Que, al margen de la legítima acción penal o civil de defensa que pueda ejercer la víctima en los tribunales competentes, de modo paralelo, no haya un órgano regulador administrativo sancionador robusto, en capacidad de garantizar, con el debido proceso, el respeto de estos derechos fundamentales y el uso correcto de estos medios. Es también reprochable que, ante estos hechos, algunas de nuestras autoridades —presentes y pasadas— en muchos casos se hagan cómplices por omisión de los barones o hembras que suelen hacerlo. Que, incluso, opten por premiar a estos señores o influencers con jugosos contratos de publicidad oficial. Y que lo hagan, usualmente —salvo honrosas excepciones— por las razones que todos sabemos. Justo es reconocer sí, que no todos los comunicadores que hacen uso de estos medios audiovisuales se puedan entrar en ese cajón. Hay muchos, muy profesionales, éticos e independientes, verdaderos paradigmas de un uso correcto de la comunicación.
Entiendo que, al margen de lo que convenga a ciertos actores que hacen uso abusivo del derecho a la libre expresión, urge una ley que regule este complejo ecosistema audiovisual moderno. Y que lo haga, no como un instrumento para amordazar la crítica legítima, sino como un mecanismo genuino de defensa de ambos derechos fundamentales y, por ende, de la convivencia en un Estado democrático, social y de derecho.
No es justificable, pues, que existan órganos reguladores administrativos sancionadores válidos para sectores como el ahorro público, las telecomunicaciones, la electricidad, los seguros, etc., y que sin embargo no lo haya para regular el sector neurálgico de los medios audiovisuales.
Sí, considero que este órgano público debe estar revestido de la mayor legitimidad, confianza e independencia.

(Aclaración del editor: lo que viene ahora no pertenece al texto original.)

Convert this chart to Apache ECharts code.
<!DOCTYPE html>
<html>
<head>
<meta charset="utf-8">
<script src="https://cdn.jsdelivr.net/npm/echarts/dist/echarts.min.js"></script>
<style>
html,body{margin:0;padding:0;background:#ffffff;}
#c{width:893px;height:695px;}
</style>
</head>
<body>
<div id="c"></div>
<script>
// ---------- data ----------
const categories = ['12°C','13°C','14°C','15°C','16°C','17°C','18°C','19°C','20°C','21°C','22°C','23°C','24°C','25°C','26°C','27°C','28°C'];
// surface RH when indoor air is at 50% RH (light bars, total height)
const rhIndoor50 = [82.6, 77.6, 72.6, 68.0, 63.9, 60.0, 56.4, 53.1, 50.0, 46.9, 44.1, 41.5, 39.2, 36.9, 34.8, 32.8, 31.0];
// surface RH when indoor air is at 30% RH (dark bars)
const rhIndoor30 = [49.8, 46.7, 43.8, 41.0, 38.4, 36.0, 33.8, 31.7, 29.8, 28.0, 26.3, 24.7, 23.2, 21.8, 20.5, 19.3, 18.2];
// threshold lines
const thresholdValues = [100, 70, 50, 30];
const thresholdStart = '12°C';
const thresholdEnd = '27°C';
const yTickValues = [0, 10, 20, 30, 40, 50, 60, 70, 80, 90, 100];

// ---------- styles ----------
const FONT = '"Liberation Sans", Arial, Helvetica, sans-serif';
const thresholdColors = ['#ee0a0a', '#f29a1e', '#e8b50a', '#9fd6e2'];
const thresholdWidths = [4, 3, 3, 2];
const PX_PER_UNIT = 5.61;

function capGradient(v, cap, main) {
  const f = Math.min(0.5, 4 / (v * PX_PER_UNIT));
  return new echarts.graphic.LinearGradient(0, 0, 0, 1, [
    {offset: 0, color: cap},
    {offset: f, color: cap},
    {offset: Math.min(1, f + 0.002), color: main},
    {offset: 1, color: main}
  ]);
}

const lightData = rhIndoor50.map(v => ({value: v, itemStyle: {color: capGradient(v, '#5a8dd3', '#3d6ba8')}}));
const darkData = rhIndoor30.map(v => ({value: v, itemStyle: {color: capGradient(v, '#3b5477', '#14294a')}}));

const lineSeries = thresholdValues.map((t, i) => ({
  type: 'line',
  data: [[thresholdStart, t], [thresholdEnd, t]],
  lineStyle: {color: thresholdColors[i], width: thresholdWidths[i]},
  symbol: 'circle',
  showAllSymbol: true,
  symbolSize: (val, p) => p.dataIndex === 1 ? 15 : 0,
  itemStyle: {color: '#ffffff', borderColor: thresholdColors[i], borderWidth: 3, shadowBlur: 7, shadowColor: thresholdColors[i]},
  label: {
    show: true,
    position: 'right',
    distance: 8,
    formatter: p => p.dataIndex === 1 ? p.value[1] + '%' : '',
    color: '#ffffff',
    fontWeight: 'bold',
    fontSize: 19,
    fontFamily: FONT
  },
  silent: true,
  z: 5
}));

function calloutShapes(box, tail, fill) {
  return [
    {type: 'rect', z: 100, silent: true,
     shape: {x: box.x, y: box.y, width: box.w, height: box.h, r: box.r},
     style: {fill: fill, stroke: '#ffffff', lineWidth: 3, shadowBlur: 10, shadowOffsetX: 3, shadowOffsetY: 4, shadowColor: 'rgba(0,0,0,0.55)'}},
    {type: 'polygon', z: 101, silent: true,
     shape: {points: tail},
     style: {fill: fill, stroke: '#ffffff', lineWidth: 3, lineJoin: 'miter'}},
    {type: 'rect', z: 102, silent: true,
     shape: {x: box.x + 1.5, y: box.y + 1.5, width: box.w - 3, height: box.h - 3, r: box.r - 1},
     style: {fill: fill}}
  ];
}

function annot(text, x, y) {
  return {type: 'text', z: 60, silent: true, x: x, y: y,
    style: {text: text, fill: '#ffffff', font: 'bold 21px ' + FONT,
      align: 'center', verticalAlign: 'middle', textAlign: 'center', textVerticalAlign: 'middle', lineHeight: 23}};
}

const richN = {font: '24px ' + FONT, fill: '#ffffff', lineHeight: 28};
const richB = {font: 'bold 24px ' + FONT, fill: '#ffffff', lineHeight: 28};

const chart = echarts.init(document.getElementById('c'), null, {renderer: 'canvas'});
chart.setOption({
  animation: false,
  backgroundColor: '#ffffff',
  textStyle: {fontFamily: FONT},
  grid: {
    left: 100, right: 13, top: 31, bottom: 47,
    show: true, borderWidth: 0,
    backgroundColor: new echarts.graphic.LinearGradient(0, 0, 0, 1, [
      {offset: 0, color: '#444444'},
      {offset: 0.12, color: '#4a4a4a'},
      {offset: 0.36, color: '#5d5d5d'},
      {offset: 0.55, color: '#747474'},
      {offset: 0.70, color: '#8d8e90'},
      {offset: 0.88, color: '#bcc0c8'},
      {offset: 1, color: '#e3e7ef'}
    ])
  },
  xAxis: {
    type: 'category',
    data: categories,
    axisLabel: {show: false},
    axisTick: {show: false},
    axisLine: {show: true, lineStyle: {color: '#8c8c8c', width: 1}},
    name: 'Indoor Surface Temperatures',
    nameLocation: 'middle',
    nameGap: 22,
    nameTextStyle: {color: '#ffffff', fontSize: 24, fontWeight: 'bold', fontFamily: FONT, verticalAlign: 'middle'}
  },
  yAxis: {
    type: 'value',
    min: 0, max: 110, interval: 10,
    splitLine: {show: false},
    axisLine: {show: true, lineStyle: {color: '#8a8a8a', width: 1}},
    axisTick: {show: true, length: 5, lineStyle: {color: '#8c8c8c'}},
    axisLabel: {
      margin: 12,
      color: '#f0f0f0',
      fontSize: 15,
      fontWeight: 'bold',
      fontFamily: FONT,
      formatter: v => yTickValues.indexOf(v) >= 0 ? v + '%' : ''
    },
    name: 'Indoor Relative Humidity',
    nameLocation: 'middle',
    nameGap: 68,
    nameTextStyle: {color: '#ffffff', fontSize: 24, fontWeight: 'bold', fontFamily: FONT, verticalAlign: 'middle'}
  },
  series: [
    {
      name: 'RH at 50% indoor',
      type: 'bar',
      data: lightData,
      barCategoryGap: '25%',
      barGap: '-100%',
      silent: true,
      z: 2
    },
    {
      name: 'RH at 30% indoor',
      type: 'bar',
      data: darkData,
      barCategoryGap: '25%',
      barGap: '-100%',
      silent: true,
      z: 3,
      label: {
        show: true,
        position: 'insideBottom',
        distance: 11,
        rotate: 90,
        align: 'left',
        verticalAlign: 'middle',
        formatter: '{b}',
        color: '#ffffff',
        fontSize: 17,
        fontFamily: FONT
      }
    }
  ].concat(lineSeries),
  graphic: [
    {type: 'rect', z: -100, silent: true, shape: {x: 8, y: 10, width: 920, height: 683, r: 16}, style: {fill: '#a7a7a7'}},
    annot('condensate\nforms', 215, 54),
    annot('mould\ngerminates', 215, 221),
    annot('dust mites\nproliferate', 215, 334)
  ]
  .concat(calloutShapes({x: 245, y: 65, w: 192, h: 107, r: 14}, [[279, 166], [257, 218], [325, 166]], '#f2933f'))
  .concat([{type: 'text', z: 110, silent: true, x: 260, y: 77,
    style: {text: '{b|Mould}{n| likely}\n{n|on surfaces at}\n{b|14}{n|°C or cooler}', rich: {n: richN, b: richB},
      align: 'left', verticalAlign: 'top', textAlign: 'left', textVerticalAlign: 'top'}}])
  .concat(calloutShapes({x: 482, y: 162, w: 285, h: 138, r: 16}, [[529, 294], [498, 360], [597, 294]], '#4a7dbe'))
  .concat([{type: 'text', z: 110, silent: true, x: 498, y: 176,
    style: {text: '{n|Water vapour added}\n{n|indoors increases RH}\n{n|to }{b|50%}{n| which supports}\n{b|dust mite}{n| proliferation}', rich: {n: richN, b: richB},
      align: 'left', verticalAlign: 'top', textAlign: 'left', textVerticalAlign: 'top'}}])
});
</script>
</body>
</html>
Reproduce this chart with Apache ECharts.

Bien definido su espectro de competencia y los límites de su ejercicio. En todo caso, sujeto al escrutinio permanente, no solo de los entes regulados, sino también de toda la sociedad. No podría ser jamás una dependencia burocrática más de la abultada nómina pública, destinada a designar a cinco compañeritos o compañerotes que se hayan “fajado” en la campaña. Por esto, bien podría revisarse el mecanismo de escogencia del Consejo Directivo del Instituto regulador contemplado en el proyecto. En concreto, quizá lo razonable sería que, en vez de otorgarle al Presidente la libre potestad de presentar una terna cerrada al Senado, se le permita a la cámara alta desestimar esta propuesta y exigir una nueva, cuando la inicial no sea la más idónea.
De este modo, se apostaría por fortalecer la competencia profesional, la independencia y la seriedad de quienes ocuparán este cargo, y al mismo tiempo se arraigaría el principio de separación de poderes.
En resumen, el proyecto en cuestión no debe asumirse como una obra infalible ni como un adefesio o leviatán que pretenda cercenar la libertad de expresión. El momento es propicio para estudiarlo con inteligencia, libre de prejuicios, procurando siempre la protección efectiva de estos derechos. En particular, ya que como advertía un reciente editorial del prestigioso diario inglés The Guardian: “Los riesgos de una crisis epistemológica post-2020 subrayan la urgencia de una regulación digital estricta. Regular estas plataformas es esencial para proteger la democracia”. Y esto debe hacerse, pues como nos dice Mafalda, ¡ahora que tenemos cabeza, debemos usarla, no solo para ponernos el sombrero!